GOAL.
Word for word, quote all of the material, omitting the pictures.

SOURCE DATA.
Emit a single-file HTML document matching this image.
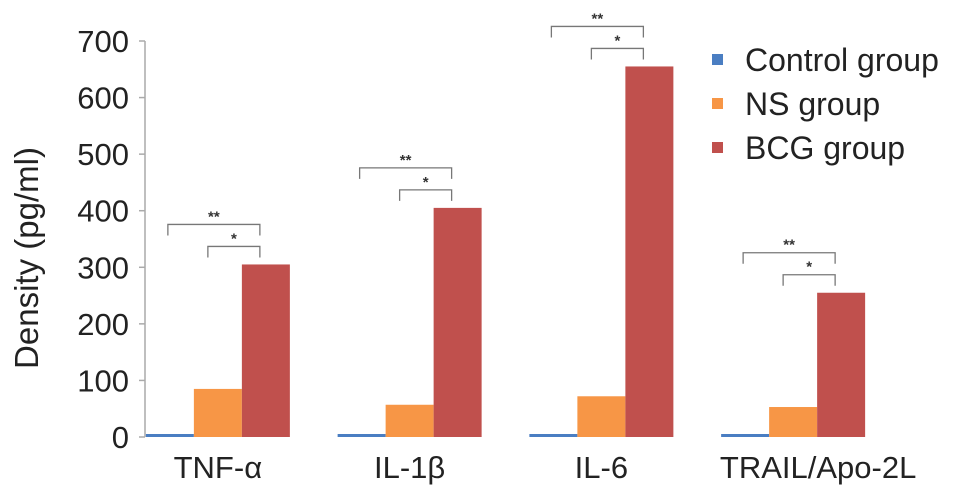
<!DOCTYPE html>
<html><head><meta charset="utf-8"><style>
body{margin:0;background:#fff;}
svg{display:block;font-family:"Liberation Sans",Arial,sans-serif;}
</style></head><body>
<svg id="chart" width="969" height="500"></svg>
<script>
const categories=["TNF-α","IL-1β","IL-6","TRAIL/Apo-2L"];
const controlValues=[5,5,3,3];
const nsValues=[85,57,72,53];
const bcgValues=[305,405,655,255];
const yTicks=[0,100,200,300,400,500,600,700];
const seriesNames=["Control group","NS group","BCG group"];
const colors=["#4a7ec2","#f79646","#c0504d"];
const svg=document.getElementById('chart');
const NS='http://www.w3.org/2000/svg';
function mk(t,a,p){const e=document.createElementNS(NS,t);for(const k in a)e.setAttribute(k,a[k]);(p||svg).appendChild(e);return e;}
const y0=437,yTop=41,yMax=700;
function y(v){return y0-(v/yMax)*(y0-yTop);}
const x0=122,band=191.75,bw=48;
function xc(i){return x0+band*(i+0.5);}
const ax=mk('line',{x1:145,y1:yTop,x2:145,y2:y0,stroke:'#aaa','stroke-width':1.5});


yTicks.forEach(t=>{
 const tk=mk('line',{x1:139,x2:145,y1:y(t),y2:y(t),stroke:'#aaa','stroke-width':1.5});
 
 
 const tx=mk('text',{x:129,y:y(t)+11,'text-anchor':'end','font-size':31,fill:'#222'});
 tx.textContent=t;
 
 
});
const yl=mk('text',{x:0,y:0,transform:'translate(38,258) rotate(-90)','text-anchor':'middle','font-size':33,fill:'#222'});
yl.textContent='Density (pg/ml)';


const series=[controlValues,nsValues,bcgValues];
categories.forEach((c,i)=>{
 const cx=xc(i);
 series.forEach((vals,s)=>{
  const bx=cx-1.5*bw+s*bw;
  const h=Math.max(3,y0-y(vals[i]));
  const r=mk('rect',{x:bx,y:y0-h,width:bw,height:h,fill:colors[s]});
  
  
 });
 const lt=mk('text',{x:cx+(i===3?25:0),y:478,'text-anchor':'middle','font-size':31,fill:'#222'});
 lt.textContent=c;
 
 
 const top=y(bcgValues[i]);
 const xr=cx+42, xl1=cx-50, xl2=cx-10;
 const b1=mk('path',{d:`M${xl1} ${top-29} V${top-40} H${xr} V${top-29}`,fill:'none',stroke:'#777','stroke-width':1.3});
 
 
 const s1=mk('text',{x:(xl1+xr)/2,y:top-43,'text-anchor':'middle','font-size':15,'font-weight':'bold',fill:'#333'});
 s1.textContent='**';
 
 
 const b2=mk('path',{d:`M${xl2} ${top-7} V${top-18} H${xr} V${top-7}`,fill:'none',stroke:'#777','stroke-width':1.3});
 
 
 const s2=mk('text',{x:(xl2+xr)/2,y:top-21,'text-anchor':'middle','font-size':15,'font-weight':'bold',fill:'#333'});
 s2.textContent='*';
 
 
});
seriesNames.forEach((n,s)=>{
 const ly=60+s*44;
 const r=mk('rect',{x:712,y:ly-6,width:11,height:11,fill:colors[s]});
 
 
 const t=mk('text',{x:745,y:ly+11,'font-size':32,fill:'#222'});
 t.textContent=n;
 
 
});
</script>
</body></html>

SOLUTION FOR THIS PROBLEM.
Emit a single-file HTML document matching this image.
<!DOCTYPE html>
<html><head><meta charset="utf-8"><style>
body{margin:0;background:#fff;}
svg{display:block;font-family:"Liberation Sans",Arial,sans-serif;}
</style></head><body>
<svg id="chart" width="969" height="500"></svg>
<script>
const categories=["TNF-α","IL-1β","IL-6","TRAIL/Apo-2L"];
const controlValues=[5,5,3,3];
const nsValues=[85,57,72,53];
const bcgValues=[305,405,655,255];
const yTicks=[0,100,200,300,400,500,600,700];
const seriesNames=["Control group","NS group","BCG group"];
const colors=["#4a7ec2","#f79646","#c0504d"];
const svg=document.getElementById('chart');
const NS='http://www.w3.org/2000/svg';
function mk(t,a,p){const e=document.createElementNS(NS,t);for(const k in a)e.setAttribute(k,a[k]);(p||svg).appendChild(e);return e;}
const y0=437,yTop=41,yMax=700;
function y(v){return y0-(v/yMax)*(y0-yTop);}
const x0=122,band=191.75,bw=48;
function xc(i){return x0+band*(i+0.5);}
const ax=mk('line',{x1:145,y1:yTop,x2:145,y2:y0,stroke:'#aaa','stroke-width':1.5});


yTicks.forEach(t=>{
 const tk=mk('line',{x1:139,x2:145,y1:y(t),y2:y(t),stroke:'#aaa','stroke-width':1.5});
 
 
 const tx=mk('text',{x:129,y:y(t)+11,'text-anchor':'end','font-size':31,fill:'#222'});
 tx.textContent=t;
 
 
});
const yl=mk('text',{x:0,y:0,transform:'translate(38,258) rotate(-90)','text-anchor':'middle','font-size':33,fill:'#222'});
yl.textContent='Density (pg/ml)';


const series=[controlValues,nsValues,bcgValues];
categories.forEach((c,i)=>{
 const cx=xc(i);
 series.forEach((vals,s)=>{
  const bx=cx-1.5*bw+s*bw;
  const h=Math.max(3,y0-y(vals[i]));
  const r=mk('rect',{x:bx,y:y0-h,width:bw,height:h,fill:colors[s]});
  
  
 });
 const lt=mk('text',{x:cx+(i===3?25:0),y:478,'text-anchor':'middle','font-size':31,fill:'#222'});
 lt.textContent=c;
 
 
 const top=y(bcgValues[i]);
 const xr=cx+42, xl1=cx-50, xl2=cx-10;
 const b1=mk('path',{d:`M${xl1} ${top-29} V${top-40} H${xr} V${top-29}`,fill:'none',stroke:'#777','stroke-width':1.3});
 
 
 const s1=mk('text',{x:(xl1+xr)/2,y:top-43,'text-anchor':'middle','font-size':15,'font-weight':'bold',fill:'#333'});
 s1.textContent='**';
 
 
 const b2=mk('path',{d:`M${xl2} ${top-7} V${top-18} H${xr} V${top-7}`,fill:'none',stroke:'#777','stroke-width':1.3});
 
 
 const s2=mk('text',{x:(xl2+xr)/2,y:top-21,'text-anchor':'middle','font-size':15,'font-weight':'bold',fill:'#333'});
 s2.textContent='*';
 
 
});
seriesNames.forEach((n,s)=>{
 const ly=60+s*44;
 const r=mk('rect',{x:712,y:ly-6,width:11,height:11,fill:colors[s]});
 
 
 const t=mk('text',{x:745,y:ly+11,'font-size':32,fill:'#222'});
 t.textContent=n;
 
 
});
</script>
</body></html>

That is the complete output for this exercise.